-- START Raw data --
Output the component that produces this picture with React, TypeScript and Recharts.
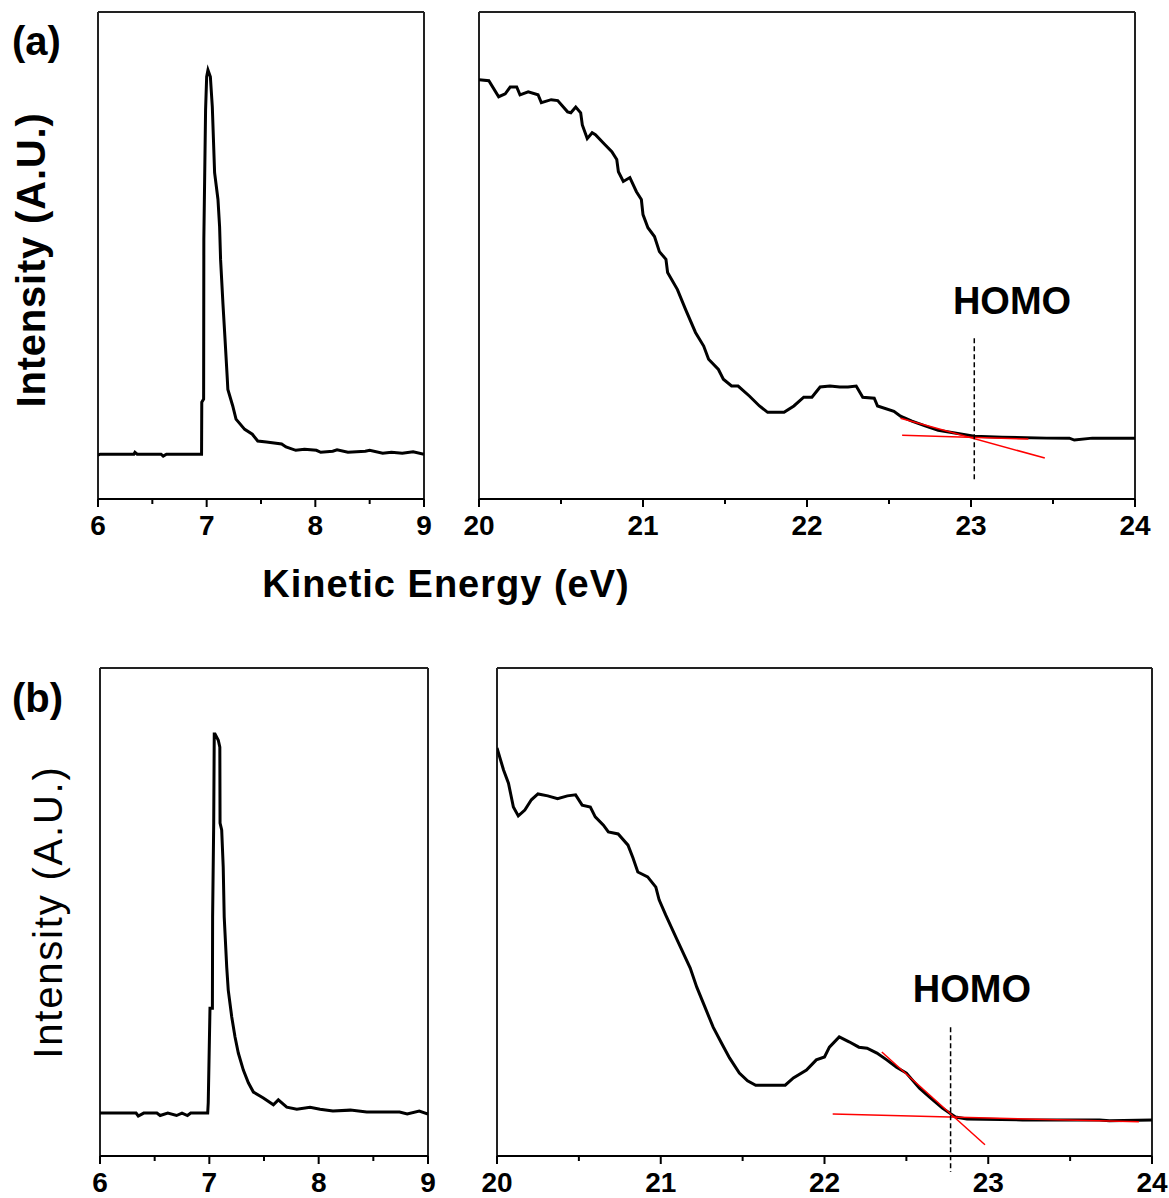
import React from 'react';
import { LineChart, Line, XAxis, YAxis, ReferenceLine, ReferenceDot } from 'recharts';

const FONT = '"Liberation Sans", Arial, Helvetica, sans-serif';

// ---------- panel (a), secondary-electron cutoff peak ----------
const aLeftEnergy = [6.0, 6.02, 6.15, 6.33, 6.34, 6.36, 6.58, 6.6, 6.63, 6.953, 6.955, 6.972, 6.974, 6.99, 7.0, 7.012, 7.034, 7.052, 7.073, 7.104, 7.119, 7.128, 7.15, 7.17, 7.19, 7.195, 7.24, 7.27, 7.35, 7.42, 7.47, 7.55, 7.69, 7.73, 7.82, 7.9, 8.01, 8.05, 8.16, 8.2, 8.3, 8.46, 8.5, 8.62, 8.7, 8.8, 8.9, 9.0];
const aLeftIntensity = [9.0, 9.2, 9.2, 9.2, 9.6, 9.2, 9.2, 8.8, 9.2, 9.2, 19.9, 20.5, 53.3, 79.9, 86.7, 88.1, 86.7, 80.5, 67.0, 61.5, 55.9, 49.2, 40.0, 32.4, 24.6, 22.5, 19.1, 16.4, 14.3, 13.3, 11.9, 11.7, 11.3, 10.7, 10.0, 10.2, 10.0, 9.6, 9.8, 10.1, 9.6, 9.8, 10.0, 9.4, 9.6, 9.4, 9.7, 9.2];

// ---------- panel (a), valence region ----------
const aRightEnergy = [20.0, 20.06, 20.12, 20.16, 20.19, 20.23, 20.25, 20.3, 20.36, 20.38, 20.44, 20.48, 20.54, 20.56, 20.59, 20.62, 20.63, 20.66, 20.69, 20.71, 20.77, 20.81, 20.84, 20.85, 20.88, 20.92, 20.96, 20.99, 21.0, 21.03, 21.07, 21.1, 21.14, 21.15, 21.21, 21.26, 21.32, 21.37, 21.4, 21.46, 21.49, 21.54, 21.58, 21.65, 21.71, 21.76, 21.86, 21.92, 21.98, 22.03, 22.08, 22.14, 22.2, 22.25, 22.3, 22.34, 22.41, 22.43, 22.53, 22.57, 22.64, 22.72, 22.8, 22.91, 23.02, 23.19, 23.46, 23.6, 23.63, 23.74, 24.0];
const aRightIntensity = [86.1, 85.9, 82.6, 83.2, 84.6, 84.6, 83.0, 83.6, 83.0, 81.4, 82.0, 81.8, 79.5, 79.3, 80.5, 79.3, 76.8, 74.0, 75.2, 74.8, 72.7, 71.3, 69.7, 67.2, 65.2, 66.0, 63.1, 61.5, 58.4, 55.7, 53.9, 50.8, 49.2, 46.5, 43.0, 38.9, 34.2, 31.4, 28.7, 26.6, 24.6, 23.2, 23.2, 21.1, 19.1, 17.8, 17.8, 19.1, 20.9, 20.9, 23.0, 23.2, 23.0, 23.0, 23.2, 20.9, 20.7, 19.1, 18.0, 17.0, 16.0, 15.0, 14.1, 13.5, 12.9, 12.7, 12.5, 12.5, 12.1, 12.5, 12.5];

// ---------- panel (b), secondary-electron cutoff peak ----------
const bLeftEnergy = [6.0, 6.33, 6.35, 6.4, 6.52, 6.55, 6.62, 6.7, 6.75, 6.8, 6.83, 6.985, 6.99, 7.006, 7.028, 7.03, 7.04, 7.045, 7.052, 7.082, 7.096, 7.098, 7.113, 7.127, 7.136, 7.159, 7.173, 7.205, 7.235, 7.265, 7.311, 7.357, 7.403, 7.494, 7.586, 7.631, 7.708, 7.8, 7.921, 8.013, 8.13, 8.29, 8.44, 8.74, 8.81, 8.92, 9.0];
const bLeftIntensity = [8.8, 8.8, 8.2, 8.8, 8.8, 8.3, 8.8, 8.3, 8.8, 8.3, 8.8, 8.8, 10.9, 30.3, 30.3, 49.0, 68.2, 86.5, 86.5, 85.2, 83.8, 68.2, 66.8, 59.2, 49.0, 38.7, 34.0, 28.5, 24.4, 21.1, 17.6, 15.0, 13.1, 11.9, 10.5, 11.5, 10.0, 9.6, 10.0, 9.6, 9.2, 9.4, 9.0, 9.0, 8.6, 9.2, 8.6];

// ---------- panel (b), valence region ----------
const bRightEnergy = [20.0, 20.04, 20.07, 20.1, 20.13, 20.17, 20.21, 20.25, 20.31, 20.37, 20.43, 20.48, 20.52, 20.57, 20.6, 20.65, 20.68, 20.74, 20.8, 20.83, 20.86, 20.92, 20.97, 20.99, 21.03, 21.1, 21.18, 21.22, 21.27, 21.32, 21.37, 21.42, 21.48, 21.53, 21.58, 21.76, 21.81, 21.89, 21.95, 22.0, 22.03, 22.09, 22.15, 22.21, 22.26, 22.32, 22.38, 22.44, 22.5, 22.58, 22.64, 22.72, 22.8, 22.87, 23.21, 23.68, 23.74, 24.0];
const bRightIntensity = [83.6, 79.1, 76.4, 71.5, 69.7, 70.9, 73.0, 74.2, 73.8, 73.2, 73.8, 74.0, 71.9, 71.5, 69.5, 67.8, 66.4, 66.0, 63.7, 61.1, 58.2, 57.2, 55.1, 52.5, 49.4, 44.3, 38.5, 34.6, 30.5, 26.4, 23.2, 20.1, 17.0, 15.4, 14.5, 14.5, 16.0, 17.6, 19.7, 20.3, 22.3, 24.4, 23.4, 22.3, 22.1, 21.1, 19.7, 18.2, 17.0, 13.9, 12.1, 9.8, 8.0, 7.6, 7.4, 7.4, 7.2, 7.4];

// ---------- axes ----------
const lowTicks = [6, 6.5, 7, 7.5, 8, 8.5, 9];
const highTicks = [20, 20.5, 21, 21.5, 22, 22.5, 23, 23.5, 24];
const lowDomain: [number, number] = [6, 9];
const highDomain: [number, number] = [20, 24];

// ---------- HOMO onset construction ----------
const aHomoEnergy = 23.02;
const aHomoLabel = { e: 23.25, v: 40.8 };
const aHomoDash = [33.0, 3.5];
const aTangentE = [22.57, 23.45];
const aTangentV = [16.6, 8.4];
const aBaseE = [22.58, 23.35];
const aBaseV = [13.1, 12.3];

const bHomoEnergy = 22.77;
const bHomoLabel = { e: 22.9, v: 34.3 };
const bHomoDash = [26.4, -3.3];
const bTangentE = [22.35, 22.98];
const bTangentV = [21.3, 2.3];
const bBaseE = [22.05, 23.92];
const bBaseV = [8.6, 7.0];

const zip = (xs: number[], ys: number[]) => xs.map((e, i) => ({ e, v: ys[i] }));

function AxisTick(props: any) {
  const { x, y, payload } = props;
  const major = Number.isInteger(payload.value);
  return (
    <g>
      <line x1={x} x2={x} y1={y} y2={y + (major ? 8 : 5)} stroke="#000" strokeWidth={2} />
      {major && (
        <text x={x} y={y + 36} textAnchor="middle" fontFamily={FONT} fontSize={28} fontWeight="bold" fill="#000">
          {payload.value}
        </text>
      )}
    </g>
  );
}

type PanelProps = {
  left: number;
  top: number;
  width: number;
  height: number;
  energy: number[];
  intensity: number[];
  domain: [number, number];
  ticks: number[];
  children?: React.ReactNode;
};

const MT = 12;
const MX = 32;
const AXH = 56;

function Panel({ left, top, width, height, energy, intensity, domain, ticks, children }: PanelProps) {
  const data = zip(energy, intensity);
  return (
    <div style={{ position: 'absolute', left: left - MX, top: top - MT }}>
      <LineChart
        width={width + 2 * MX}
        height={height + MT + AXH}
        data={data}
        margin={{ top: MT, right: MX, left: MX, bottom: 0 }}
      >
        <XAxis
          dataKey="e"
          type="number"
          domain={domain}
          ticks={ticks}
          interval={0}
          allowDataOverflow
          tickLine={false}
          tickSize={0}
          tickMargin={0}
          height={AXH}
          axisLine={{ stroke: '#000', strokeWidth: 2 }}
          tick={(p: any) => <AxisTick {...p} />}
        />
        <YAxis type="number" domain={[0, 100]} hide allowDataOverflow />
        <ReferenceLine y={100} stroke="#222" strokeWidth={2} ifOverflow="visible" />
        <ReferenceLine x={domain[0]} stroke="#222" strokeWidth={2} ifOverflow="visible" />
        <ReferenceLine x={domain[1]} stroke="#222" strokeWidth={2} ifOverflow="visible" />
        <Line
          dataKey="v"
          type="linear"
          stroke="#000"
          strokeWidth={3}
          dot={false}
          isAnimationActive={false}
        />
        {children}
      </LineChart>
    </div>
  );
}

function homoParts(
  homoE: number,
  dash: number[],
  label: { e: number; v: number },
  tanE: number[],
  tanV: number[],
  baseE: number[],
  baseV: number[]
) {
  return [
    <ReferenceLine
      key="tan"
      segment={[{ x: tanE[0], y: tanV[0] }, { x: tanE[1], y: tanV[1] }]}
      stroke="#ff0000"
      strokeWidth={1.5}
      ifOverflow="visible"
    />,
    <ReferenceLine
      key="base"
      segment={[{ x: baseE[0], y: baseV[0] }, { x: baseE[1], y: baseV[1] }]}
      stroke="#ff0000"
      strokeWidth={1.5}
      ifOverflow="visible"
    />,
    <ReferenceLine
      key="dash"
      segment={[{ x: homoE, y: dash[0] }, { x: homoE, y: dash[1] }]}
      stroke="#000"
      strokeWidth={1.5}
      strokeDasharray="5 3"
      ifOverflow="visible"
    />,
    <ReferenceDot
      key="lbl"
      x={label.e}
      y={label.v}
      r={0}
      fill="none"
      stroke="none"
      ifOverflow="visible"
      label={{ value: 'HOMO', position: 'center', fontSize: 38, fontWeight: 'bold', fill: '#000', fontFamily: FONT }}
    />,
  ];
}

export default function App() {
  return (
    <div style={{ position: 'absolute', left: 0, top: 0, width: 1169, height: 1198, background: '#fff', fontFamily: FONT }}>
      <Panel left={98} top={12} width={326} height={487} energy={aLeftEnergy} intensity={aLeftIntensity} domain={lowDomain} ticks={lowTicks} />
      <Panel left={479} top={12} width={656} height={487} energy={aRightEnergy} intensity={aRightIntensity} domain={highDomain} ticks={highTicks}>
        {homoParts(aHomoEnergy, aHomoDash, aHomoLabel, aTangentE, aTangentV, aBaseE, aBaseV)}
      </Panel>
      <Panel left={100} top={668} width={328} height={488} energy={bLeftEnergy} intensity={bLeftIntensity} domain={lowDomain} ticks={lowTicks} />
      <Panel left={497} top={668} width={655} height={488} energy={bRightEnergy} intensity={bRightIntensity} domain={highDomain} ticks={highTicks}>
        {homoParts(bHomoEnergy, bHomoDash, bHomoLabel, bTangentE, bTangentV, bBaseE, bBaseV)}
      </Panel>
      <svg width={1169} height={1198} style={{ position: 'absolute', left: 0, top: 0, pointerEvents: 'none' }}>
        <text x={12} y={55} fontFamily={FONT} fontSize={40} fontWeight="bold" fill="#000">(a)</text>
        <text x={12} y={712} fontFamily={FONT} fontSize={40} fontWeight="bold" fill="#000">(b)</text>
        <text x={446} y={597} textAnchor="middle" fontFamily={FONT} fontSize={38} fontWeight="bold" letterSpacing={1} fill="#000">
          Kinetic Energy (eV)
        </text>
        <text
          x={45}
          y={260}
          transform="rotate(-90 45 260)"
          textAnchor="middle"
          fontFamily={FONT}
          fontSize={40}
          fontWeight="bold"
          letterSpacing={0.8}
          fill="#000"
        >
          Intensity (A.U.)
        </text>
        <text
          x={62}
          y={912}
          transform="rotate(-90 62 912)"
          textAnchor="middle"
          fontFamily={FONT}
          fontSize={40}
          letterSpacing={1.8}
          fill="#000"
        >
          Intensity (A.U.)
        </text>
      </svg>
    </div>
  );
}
-- END Raw data --
Directions:
Skip every picture and return the lines above from the top through the one that contains "Arial, Helvetica, sans-serif';".

Response to this task:
Output the component that produces this picture with React, TypeScript and Recharts.
import React from 'react';
import { LineChart, Line, XAxis, YAxis, ReferenceLine, ReferenceDot } from 'recharts';

const FONT = '"Liberation Sans", Arial, Helvetica, sans-serif';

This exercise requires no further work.